* Dataset excerpts
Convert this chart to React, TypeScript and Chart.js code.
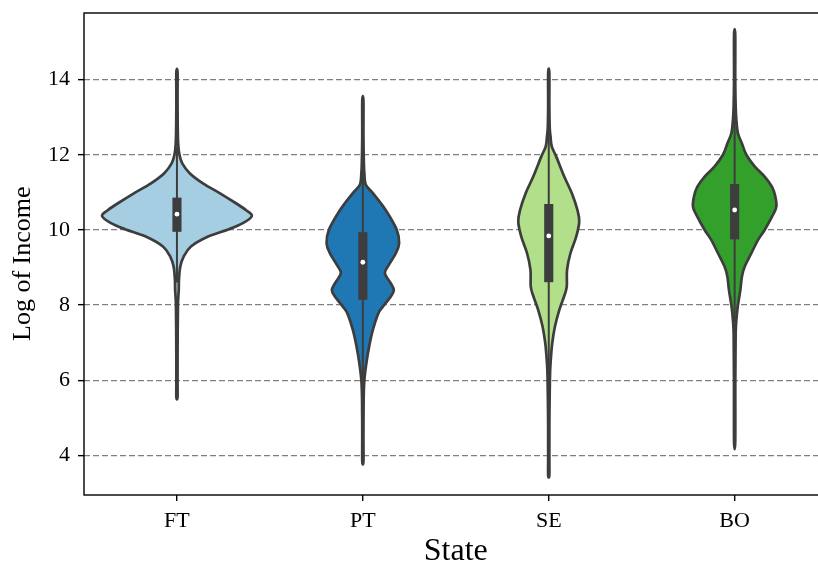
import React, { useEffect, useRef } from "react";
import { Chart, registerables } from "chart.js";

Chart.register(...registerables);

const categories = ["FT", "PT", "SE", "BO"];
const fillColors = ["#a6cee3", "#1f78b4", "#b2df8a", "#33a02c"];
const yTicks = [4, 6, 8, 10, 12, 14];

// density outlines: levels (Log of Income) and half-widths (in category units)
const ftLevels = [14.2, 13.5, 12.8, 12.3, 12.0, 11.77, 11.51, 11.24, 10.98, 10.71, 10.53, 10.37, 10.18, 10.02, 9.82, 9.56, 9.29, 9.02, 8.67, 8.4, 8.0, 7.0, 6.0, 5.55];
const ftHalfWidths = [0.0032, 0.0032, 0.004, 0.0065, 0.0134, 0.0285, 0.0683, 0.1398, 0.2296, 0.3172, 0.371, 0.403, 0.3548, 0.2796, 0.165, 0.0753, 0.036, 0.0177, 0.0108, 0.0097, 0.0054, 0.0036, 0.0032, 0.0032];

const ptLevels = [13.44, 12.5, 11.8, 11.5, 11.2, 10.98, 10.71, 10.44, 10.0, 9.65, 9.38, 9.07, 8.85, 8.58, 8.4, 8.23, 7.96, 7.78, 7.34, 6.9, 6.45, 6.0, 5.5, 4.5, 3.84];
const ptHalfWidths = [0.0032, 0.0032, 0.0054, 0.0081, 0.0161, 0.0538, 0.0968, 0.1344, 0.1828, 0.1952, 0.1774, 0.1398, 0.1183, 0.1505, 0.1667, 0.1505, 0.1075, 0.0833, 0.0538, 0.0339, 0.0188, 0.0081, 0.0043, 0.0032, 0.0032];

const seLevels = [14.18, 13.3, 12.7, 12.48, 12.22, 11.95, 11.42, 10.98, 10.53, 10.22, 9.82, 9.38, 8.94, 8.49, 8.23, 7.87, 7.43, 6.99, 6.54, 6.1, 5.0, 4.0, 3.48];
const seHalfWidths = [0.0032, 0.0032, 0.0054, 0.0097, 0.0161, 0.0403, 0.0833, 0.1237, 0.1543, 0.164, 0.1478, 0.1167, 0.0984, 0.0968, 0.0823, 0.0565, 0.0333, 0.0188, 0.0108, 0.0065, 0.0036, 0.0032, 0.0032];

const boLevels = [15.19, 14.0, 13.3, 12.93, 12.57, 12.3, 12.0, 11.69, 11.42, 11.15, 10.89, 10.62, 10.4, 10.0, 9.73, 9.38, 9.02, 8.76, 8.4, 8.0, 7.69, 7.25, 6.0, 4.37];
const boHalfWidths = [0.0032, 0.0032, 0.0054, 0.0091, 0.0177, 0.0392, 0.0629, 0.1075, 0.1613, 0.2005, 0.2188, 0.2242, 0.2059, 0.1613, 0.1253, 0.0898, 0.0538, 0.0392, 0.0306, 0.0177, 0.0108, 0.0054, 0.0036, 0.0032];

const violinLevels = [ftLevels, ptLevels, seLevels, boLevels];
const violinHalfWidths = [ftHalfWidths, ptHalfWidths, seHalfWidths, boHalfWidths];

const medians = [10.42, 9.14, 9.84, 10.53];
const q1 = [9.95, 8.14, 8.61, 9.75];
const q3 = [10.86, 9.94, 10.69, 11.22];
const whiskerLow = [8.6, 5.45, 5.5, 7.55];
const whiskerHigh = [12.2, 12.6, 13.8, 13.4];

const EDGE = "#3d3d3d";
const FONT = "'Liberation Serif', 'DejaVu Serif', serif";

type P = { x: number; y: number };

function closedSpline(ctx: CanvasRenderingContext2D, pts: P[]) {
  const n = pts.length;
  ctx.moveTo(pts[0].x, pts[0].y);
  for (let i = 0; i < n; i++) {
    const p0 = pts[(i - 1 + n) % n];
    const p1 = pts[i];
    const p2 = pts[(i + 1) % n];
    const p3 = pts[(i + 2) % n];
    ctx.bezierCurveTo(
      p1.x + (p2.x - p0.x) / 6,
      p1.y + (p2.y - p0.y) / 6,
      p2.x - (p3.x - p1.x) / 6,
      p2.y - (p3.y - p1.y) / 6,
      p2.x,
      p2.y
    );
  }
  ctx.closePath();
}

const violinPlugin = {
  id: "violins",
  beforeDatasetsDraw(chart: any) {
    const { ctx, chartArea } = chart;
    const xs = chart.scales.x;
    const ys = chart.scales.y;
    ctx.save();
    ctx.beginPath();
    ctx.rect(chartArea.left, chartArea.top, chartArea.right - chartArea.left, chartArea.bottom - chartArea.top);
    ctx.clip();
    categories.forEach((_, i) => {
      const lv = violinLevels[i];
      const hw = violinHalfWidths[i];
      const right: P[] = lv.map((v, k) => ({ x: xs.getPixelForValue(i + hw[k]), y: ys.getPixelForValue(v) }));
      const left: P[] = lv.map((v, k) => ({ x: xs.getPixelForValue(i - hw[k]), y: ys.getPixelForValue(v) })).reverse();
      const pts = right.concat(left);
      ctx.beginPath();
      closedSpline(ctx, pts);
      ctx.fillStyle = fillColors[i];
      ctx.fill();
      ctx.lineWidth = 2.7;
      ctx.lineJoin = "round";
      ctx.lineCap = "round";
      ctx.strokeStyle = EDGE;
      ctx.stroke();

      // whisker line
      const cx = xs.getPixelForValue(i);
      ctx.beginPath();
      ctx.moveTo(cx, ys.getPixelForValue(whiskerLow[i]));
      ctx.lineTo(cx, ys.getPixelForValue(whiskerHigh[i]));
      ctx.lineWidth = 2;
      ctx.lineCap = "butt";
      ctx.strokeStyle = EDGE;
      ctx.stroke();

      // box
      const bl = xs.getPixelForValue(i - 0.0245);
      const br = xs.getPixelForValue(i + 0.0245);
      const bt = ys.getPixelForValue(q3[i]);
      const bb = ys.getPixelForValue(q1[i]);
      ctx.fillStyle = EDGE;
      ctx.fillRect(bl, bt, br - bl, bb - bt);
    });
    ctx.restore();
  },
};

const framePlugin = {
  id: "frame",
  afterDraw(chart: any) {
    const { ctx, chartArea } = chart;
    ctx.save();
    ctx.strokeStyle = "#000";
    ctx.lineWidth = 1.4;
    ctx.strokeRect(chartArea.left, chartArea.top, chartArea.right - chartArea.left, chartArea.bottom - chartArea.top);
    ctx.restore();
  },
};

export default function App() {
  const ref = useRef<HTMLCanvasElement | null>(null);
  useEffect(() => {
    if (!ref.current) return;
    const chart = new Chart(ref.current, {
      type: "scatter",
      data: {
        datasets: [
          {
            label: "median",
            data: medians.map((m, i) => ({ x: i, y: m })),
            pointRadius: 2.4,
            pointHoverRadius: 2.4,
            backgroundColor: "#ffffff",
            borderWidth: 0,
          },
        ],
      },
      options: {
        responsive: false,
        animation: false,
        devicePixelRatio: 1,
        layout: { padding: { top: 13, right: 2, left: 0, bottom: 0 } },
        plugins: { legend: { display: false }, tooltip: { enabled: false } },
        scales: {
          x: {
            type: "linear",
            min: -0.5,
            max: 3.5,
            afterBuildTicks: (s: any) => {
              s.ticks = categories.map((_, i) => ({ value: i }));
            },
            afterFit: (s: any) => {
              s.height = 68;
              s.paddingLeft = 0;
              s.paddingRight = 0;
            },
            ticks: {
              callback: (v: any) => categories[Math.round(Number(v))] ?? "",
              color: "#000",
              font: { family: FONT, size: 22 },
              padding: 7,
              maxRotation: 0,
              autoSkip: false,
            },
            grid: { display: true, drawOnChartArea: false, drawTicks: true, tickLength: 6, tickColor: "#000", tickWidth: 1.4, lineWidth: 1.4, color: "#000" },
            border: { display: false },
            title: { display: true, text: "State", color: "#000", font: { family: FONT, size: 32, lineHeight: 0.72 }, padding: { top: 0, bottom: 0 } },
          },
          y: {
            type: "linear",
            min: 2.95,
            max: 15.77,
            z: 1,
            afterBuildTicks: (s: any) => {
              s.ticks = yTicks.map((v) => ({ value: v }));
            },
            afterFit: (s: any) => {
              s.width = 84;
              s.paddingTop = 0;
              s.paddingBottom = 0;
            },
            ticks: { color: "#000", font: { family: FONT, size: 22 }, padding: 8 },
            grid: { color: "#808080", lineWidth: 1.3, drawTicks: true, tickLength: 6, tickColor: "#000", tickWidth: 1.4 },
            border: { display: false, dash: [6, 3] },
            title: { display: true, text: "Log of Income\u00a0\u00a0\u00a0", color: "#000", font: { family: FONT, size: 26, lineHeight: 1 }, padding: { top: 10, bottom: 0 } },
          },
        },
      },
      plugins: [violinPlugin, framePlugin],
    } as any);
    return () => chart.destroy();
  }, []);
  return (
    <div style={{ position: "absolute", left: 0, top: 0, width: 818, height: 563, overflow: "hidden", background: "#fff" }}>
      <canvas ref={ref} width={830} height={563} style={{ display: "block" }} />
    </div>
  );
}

--

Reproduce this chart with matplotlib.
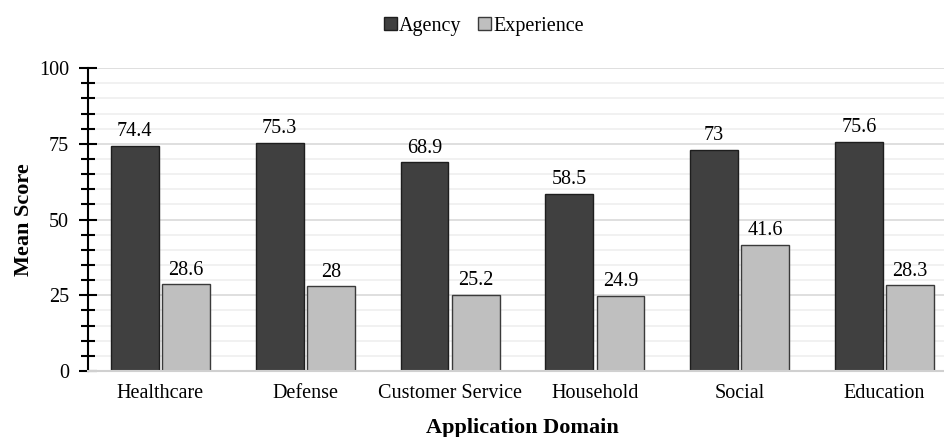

* * *

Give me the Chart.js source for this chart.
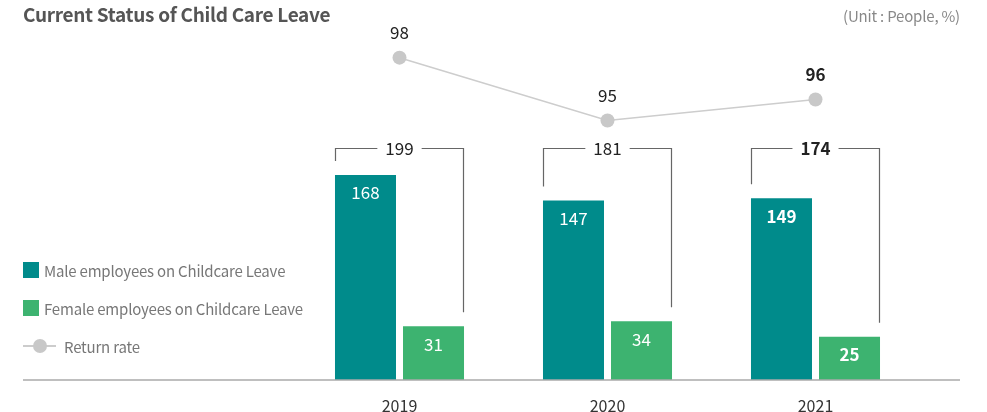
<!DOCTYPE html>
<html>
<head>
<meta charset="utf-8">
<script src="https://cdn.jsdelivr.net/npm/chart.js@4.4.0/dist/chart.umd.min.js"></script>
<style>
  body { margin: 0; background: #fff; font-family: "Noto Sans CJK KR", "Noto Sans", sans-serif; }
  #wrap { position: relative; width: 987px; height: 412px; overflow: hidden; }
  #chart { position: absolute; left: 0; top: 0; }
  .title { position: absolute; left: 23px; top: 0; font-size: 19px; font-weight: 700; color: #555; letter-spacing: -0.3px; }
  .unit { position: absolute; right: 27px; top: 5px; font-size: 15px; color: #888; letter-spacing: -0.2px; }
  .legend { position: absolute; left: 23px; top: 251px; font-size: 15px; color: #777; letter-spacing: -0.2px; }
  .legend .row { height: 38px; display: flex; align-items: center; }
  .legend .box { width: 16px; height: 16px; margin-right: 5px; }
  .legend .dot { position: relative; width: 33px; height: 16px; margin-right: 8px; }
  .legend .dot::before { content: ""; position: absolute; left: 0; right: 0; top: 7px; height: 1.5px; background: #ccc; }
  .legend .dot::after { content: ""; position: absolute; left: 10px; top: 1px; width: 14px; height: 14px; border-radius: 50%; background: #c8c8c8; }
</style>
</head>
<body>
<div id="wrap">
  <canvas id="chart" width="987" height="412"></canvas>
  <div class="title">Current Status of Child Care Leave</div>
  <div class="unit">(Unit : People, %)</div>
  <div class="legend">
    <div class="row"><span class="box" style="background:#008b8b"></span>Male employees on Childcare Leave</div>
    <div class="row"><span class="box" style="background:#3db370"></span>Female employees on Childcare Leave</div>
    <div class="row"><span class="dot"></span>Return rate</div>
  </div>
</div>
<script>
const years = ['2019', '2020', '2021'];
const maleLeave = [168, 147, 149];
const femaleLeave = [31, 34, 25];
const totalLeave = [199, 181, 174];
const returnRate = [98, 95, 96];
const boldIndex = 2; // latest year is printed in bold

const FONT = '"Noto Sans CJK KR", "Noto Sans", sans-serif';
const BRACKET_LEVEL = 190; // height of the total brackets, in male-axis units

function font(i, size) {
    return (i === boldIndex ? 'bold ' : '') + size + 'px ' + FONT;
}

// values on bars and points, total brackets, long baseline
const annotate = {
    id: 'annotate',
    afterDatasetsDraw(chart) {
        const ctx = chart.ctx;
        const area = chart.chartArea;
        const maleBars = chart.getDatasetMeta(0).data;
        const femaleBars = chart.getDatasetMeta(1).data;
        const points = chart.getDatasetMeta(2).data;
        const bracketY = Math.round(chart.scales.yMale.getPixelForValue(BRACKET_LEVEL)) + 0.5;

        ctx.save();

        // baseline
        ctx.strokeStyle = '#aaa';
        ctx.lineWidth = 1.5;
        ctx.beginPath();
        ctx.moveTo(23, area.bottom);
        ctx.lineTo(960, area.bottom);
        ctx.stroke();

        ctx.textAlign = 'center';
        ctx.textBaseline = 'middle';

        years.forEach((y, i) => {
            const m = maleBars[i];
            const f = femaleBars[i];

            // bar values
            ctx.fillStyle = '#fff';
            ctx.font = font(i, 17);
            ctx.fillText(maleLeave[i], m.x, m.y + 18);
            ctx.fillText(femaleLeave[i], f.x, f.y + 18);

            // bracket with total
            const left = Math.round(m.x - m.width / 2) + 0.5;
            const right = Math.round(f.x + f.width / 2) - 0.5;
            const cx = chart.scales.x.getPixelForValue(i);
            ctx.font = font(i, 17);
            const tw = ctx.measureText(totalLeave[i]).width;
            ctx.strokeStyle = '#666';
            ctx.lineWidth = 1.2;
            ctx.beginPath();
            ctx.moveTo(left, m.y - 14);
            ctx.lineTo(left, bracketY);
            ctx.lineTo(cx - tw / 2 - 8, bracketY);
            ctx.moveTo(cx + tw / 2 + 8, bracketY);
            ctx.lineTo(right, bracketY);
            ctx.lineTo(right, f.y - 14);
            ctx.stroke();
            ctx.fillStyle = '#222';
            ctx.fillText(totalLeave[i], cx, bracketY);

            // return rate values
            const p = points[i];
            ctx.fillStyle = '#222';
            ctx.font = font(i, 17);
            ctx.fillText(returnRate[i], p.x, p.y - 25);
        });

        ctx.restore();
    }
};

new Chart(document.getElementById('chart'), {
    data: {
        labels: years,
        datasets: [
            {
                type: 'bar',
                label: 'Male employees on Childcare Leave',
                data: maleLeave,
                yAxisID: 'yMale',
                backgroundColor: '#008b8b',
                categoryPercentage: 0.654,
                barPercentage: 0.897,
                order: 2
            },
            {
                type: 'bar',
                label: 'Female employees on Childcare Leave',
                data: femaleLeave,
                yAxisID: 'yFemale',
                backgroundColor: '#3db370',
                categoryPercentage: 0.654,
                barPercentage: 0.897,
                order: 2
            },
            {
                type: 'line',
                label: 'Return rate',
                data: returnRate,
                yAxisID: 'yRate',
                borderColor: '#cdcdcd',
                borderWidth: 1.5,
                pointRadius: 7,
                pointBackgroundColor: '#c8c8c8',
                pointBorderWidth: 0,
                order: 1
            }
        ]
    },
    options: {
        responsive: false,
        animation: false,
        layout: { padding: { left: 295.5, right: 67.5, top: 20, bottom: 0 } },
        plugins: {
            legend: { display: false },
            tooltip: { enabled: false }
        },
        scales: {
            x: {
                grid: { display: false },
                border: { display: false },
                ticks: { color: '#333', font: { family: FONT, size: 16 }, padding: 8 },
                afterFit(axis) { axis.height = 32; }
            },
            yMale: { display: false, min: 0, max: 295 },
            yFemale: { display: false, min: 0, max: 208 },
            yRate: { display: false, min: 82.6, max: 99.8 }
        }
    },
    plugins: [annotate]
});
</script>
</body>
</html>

* The problem
Look through the listing above and count the lines where the string "React" appears. Report the number only.

* Expected answer
2